[START]
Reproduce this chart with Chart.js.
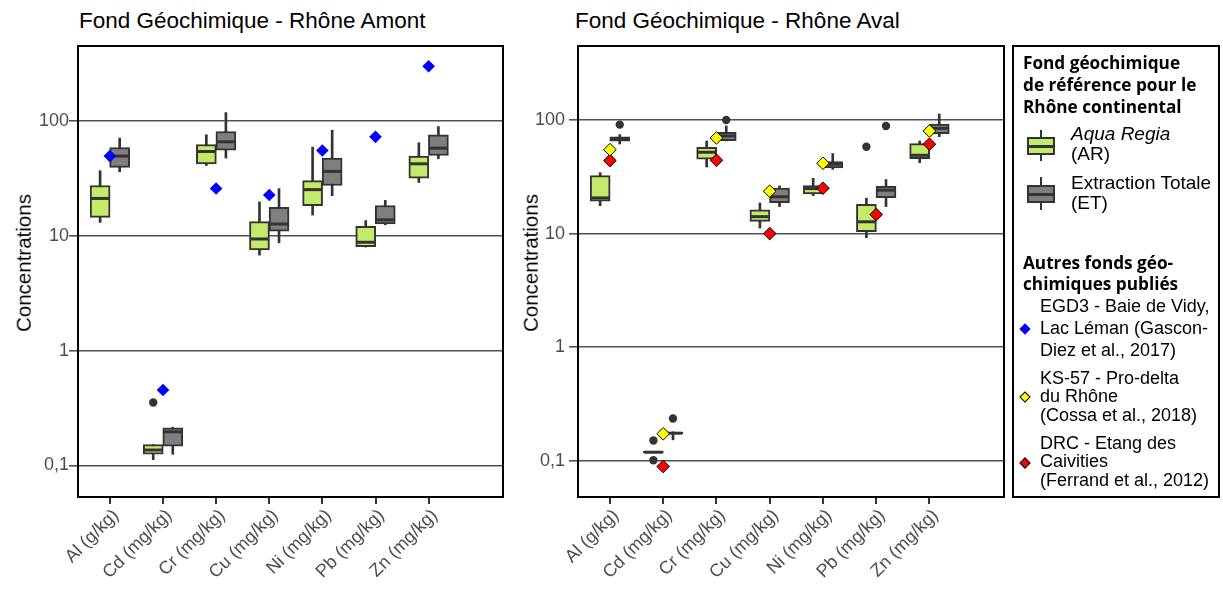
<!DOCTYPE html>
<html>
<head>
<meta charset="utf-8">
<script src="https://cdn.jsdelivr.net/npm/chart.js@4.4.1/dist/chart.umd.min.js"></script>
<style>
  html, body { margin: 0; padding: 0; background: #fff; }
  body { position: relative; width: 1223px; height: 595px; overflow: hidden; font-family: "Liberation Sans", Arial, sans-serif; }
  .ptitle { position: absolute; top: 9.5px; font-size: 22.5px; line-height: 22.5px; color: #000; white-space: nowrap; }
  .ytitle { position: absolute; top: 263px; font-size: 20.5px; line-height: 20.5px; color: #000; white-space: nowrap;
            transform: translate(-50%, -50%) rotate(-90deg); }
  canvas { position: absolute; top: 0; }
  #legendBox { position: absolute; left: 1012px; top: 45px; width: 208px; height: 453px; box-sizing: border-box; border: 2px solid #000; }
  .lh { position: absolute; left: 1023px; font-family: "Open Sans", sans-serif; font-weight: bold; font-size: 17.2px; line-height: 22px; color: #000; white-space: nowrap; }
  .lt { position: absolute; font-size: 18px; color: #000; white-space: nowrap; }
  .lt19 { font-size: 19px; }
  .wh { position: absolute; width: 2px; background: #333; }
  .bx { position: absolute; box-sizing: border-box; border: 2px solid #333; }
  .md { position: absolute; height: 3px; background: #333; }
  .dm { position: absolute; width: 8px; height: 8px; transform: rotate(45deg); box-sizing: border-box; }
</style>
</head>
<body>
<div class="ptitle" style="left:79px">Fond Géochimique - Rhône Amont</div>
<div class="ptitle" style="left:575px">Fond Géochimique - Rhône Aval</div>
<canvas id="c1" width="515" height="595" style="left:0px"></canvas>
<canvas id="c2" width="516" height="595" style="left:500px"></canvas>
<div class="ytitle" style="left:24px">Concentrations</div>
<div class="ytitle" style="left:530.5px">Concentrations</div>

<div id="legendBox"></div>
<div class="lh" style="top:52.3px">Fond géochimique<br>de référence pour le<br>Rhône continental</div>

<div class="wh" style="left:1040px;top:130px;height:31px"></div>
<div class="bx" style="left:1027px;top:137px;width:28px;height:18px;background:#c3eb6b"></div>
<div class="md" style="left:1027px;top:144.5px;width:28px"></div>
<div class="lt lt19" style="left:1071px;top:124px;line-height:20.3px"><i>Aqua Regia</i><br>(AR)</div>

<div class="wh" style="left:1040px;top:177px;height:33px"></div>
<div class="bx" style="left:1027px;top:185px;width:28px;height:18px;background:#7f7f7f"></div>
<div class="md" style="left:1027px;top:192.5px;width:28px"></div>
<div class="lt lt19" style="left:1071px;top:172.5px;line-height:20.3px">Extraction Totale<br>(ET)</div>

<div class="lh" style="top:251.9px;line-height:21.4px">Autres fonds géo-<br>chimiques publiés</div>

<div class="dm" style="left:1021px;top:325.3px;background:#0000ff"></div>
<div class="lt" style="left:1040px;top:294.7px;line-height:22.2px">EGD3 - Baie de Vidy,<br>Lac Léman (Gascon-<br>Diez et al., 2017)</div>

<div class="dm" style="left:1021px;top:392.7px;background:#ffff00;border:1px solid #000"></div>
<div class="lt" style="left:1040px;top:369.1px;line-height:18.3px">KS-57 - Pro-delta<br>du Rhône<br>(Cossa et al., 2018)</div>

<div class="dm" style="left:1021px;top:459.3px;background:#ff0000;border:1px solid #000"></div>
<div class="lt" style="left:1040px;top:434.2px;line-height:18.3px">DRC - Etang des<br>Caivities<br>(Ferrand et al., 2012)</div>

<script>
// ---------- DATA ----------
const categories = ['Al (g/kg)', 'Cd (mg/kg)', 'Cr (mg/kg)', 'Cu (mg/kg)', 'Ni (mg/kg)', 'Pb (mg/kg)', 'Zn (mg/kg)'];
const yTickValues = [0.1, 1, 10, 100];
const yTickLabels = ['0,1', '1', '10', '100'];

// boxplots: [min, q1, median, q3, max]
const amontAR = [
  [13.1, 14.5, 21.2, 27.5, 37.0],
  [0.112, 0.125, 0.136, 0.152, 0.152],
  [41.1, 42.5, 54.4, 62.6, 76.0],
  [6.8, 7.55, 9.4, 13.3, 19.8],
  [15.2, 18.3, 25.3, 30.3, 59.4],
  [8.0, 8.07, 8.8, 12.1, 13.6],
  [29.2, 31.9, 42.5, 49.6, 64.8]
];
const amontET = [
  [36.2, 39.5, 49.6, 58.9, 71.2],
  [0.125, 0.147, 0.196, 0.212, 0.215],
  [47.7, 56.0, 66.1, 81.2, 118.8],
  [8.7, 11.0, 12.7, 17.7, 25.8],
  [22.4, 27.5, 36.5, 47.7, 83.5],
  [12.5, 12.7, 13.8, 18.4, 20.4],
  [47.0, 50.2, 58.2, 76.0, 89.8]
];
const amontAROutliers = [[], [0.353], [], [], [], [], []];
const amontETOutliers = [[], [], [], [], [], [], []];
const egd3 = [49.6, 0.454, 25.9, 22.7, 55.5, 73.0, 301];

const avalAR = [
  [17.6, 19.3, 20.6, 32.4, 34.4],
  [0.119, 0.117, 0.119, 0.121, 0.119],
  [38.6, 45.1, 52.0, 57.5, 65.3],
  [11.2, 12.8, 14.1, 16.2, 18.6],
  [21.6, 22.4, 24.9, 26.4, 30.7],
  [9.2, 10.4, 12.7, 18.1, 20.5],
  [42.1, 45.7, 48.9, 61.9, 65.3]
];
const avalET = [
  [61.5, 65.0, 68.1, 70.9, 74.3],
  [0.153, 0.172, 0.175, 0.178, 0.180],
  [65.5, 65.8, 72.3, 77.9, 88.6],
  [17.3, 18.7, 21.1, 25.2, 26.3],
  [36.8, 37.8, 40.8, 43.0, 50.6],
  [17.3, 20.7, 24.1, 26.1, 29.9],
  [71.3, 75.8, 84.5, 92.2, 113.0]
];
const avalAROutliers = [[], [0.151, 0.101], [], [], [], [58.2], []];
const avalETOutliers = [[91.0], [0.236], [100.0], [], [], [88.6], []];
const ks57 = [54.8, 0.173, 69.5, 23.6, 41.6, null, 80.0];
const drc = [43.9, 0.089, 44.2, 10.0, 25.1, 14.7, 61.2];

// ---------- STYLE ----------
const FONT = '"Liberation Sans", Arial, sans-serif';
const GREEN = '#c3eb6b', GREY = '#7f7f7f', DARK = '#333333';
const DODGE = 0.184;

const frame = {
  id: 'frame',
  afterDraw(chart) {
    const {ctx, chartArea: a} = chart;
    ctx.save();
    ctx.strokeStyle = '#000';
    ctx.lineWidth = 2;
    ctx.strokeRect(a.left, a.top, a.right - a.left, a.bottom - a.top);
    ctx.restore();
  }
};

function boxSets(boxes, side, fill) {
  const xs = boxes.map((b, i) => i + 1 + side * DODGE);
  return [
    { type: 'bar', order: 5, grouped: false, barThickness: 2, backgroundColor: DARK, borderWidth: 0,
      data: boxes.map((b, i) => ({x: xs[i], y: [b[0], b[4]]})) },
    { type: 'bar', order: 4, grouped: false, barThickness: 20, backgroundColor: fill, borderColor: DARK,
      borderWidth: 2, borderSkipped: false,
      data: boxes.map((b, i) => ({x: xs[i], y: [b[1], b[3]]})) },
    { type: 'scatter', order: 3, pointStyle: 'line', pointRadius: 9, borderColor: DARK, borderWidth: 3,
      data: boxes.map((b, i) => ({x: xs[i], y: b[2]})) }
  ];
}
function outlierSet(outs, side) {
  const data = [];
  outs.forEach((arr, i) => arr.forEach(v => data.push({x: i + 1 + side * DODGE, y: v})));
  return { type: 'scatter', order: 2, pointStyle: 'circle', pointRadius: 4.2, backgroundColor: DARK,
           borderWidth: 0, data };
}
function refSet(vals, color, border) {
  const data = [];
  vals.forEach((v, i) => { if (v !== null) data.push({x: i + 1, y: v}); });
  return { type: 'scatter', order: 1, pointStyle: 'rectRot', pointRadius: 6.3, backgroundColor: color,
           borderColor: border ? '#000' : color, borderWidth: border ? 1 : 0, data };
}

function makePanel(id, ar, et, arOut, etOut, refs, yMin, yMax, tickPad) {
  const datasets = [
    ...boxSets(ar, -1, GREEN),
    ...boxSets(et, 1, GREY),
    outlierSet(arOut, -1),
    outlierSet(etOut, 1),
    ...refs
  ];
  return new Chart(document.getElementById(id), {
    type: 'bar',
    data: { datasets },
    plugins: [frame],
    options: {
      responsive: false,
      devicePixelRatio: 1,
      animation: false,
      layout: { padding: { top: 46, right: 3, left: 0, bottom: 0 } },
      plugins: { legend: { display: false }, tooltip: { enabled: false } },
      scales: {
        x: {
          type: 'linear', min: 0.4, max: 8.4, offset: false,
          afterBuildTicks: s => { s.ticks = categories.map((c, i) => ({value: i + 1})); },
          afterFit: s => { s.height = 98; s.paddingLeft = 0; s.paddingRight = 0; },
          ticks: {
            autoSkip: false, minRotation: 45, maxRotation: 45, padding: 1, labelOffset: 6,
            color: '#4d4d4d', font: { family: FONT, size: 18 },
            callback: (v, i) => categories[i]
          },
          grid: { offset: false, drawOnChartArea: false, drawTicks: true, tickLength: 7, color: DARK, lineWidth: 2 },
          border: { display: true, color: '#000', width: 2 }
        },
        y: {
          type: 'logarithmic', min: yMin, max: yMax,
          afterBuildTicks: s => { s.ticks = yTickValues.map(v => ({value: v})); },
          afterFit: s => { s.width = 78; },
          ticks: {
            padding: tickPad, color: '#4d4d4d', font: { family: FONT, size: 18 },
            callback: (v, i) => yTickLabels[i]
          },
          grid: { color: '#505050', lineWidth: 1.6, tickLength: 9 },
          border: { display: true, color: '#000', width: 2 },
          title: { display: false }
        }
      }
    }
  });
}

makePanel('c1', amontAR, amontET, amontAROutliers, amontETOutliers,
  [refSet(egd3, '#0000ff', false)], 0.053, 452, 0);
makePanel('c2', avalAR, avalET, avalAROutliers, avalETOutliers,
  [refSet(ks57, '#ffff00', true), refSet(drc, '#ff0000', true)], 0.048, 448, 4);
</script>
</body>
</html>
[END]
## WHAT TO WORK ON
Give back exactly the lines from the first line of the data through the line with "pour le<br>Rhône continental</div>", pictures excluded.

## THE SOLUTION
Reproduce this chart with Chart.js.
<!DOCTYPE html>
<html>
<head>
<meta charset="utf-8">
<script src="https://cdn.jsdelivr.net/npm/chart.js@4.4.1/dist/chart.umd.min.js"></script>
<style>
  html, body { margin: 0; padding: 0; background: #fff; }
  body { position: relative; width: 1223px; height: 595px; overflow: hidden; font-family: "Liberation Sans", Arial, sans-serif; }
  .ptitle { position: absolute; top: 9.5px; font-size: 22.5px; line-height: 22.5px; color: #000; white-space: nowrap; }
  .ytitle { position: absolute; top: 263px; font-size: 20.5px; line-height: 20.5px; color: #000; white-space: nowrap;
            transform: translate(-50%, -50%) rotate(-90deg); }
  canvas { position: absolute; top: 0; }
  #legendBox { position: absolute; left: 1012px; top: 45px; width: 208px; height: 453px; box-sizing: border-box; border: 2px solid #000; }
  .lh { position: absolute; left: 1023px; font-family: "Open Sans", sans-serif; font-weight: bold; font-size: 17.2px; line-height: 22px; color: #000; white-space: nowrap; }
  .lt { position: absolute; font-size: 18px; color: #000; white-space: nowrap; }
  .lt19 { font-size: 19px; }
  .wh { position: absolute; width: 2px; background: #333; }
  .bx { position: absolute; box-sizing: border-box; border: 2px solid #333; }
  .md { position: absolute; height: 3px; background: #333; }
  .dm { position: absolute; width: 8px; height: 8px; transform: rotate(45deg); box-sizing: border-box; }
</style>
</head>
<body>
<div class="ptitle" style="left:79px">Fond Géochimique - Rhône Amont</div>
<div class="ptitle" style="left:575px">Fond Géochimique - Rhône Aval</div>
<canvas id="c1" width="515" height="595" style="left:0px"></canvas>
<canvas id="c2" width="516" height="595" style="left:500px"></canvas>
<div class="ytitle" style="left:24px">Concentrations</div>
<div class="ytitle" style="left:530.5px">Concentrations</div>

<div id="legendBox"></div>
<div class="lh" style="top:52.3px">Fond géochimique<br>de référence pour le<br>Rhône continental</div>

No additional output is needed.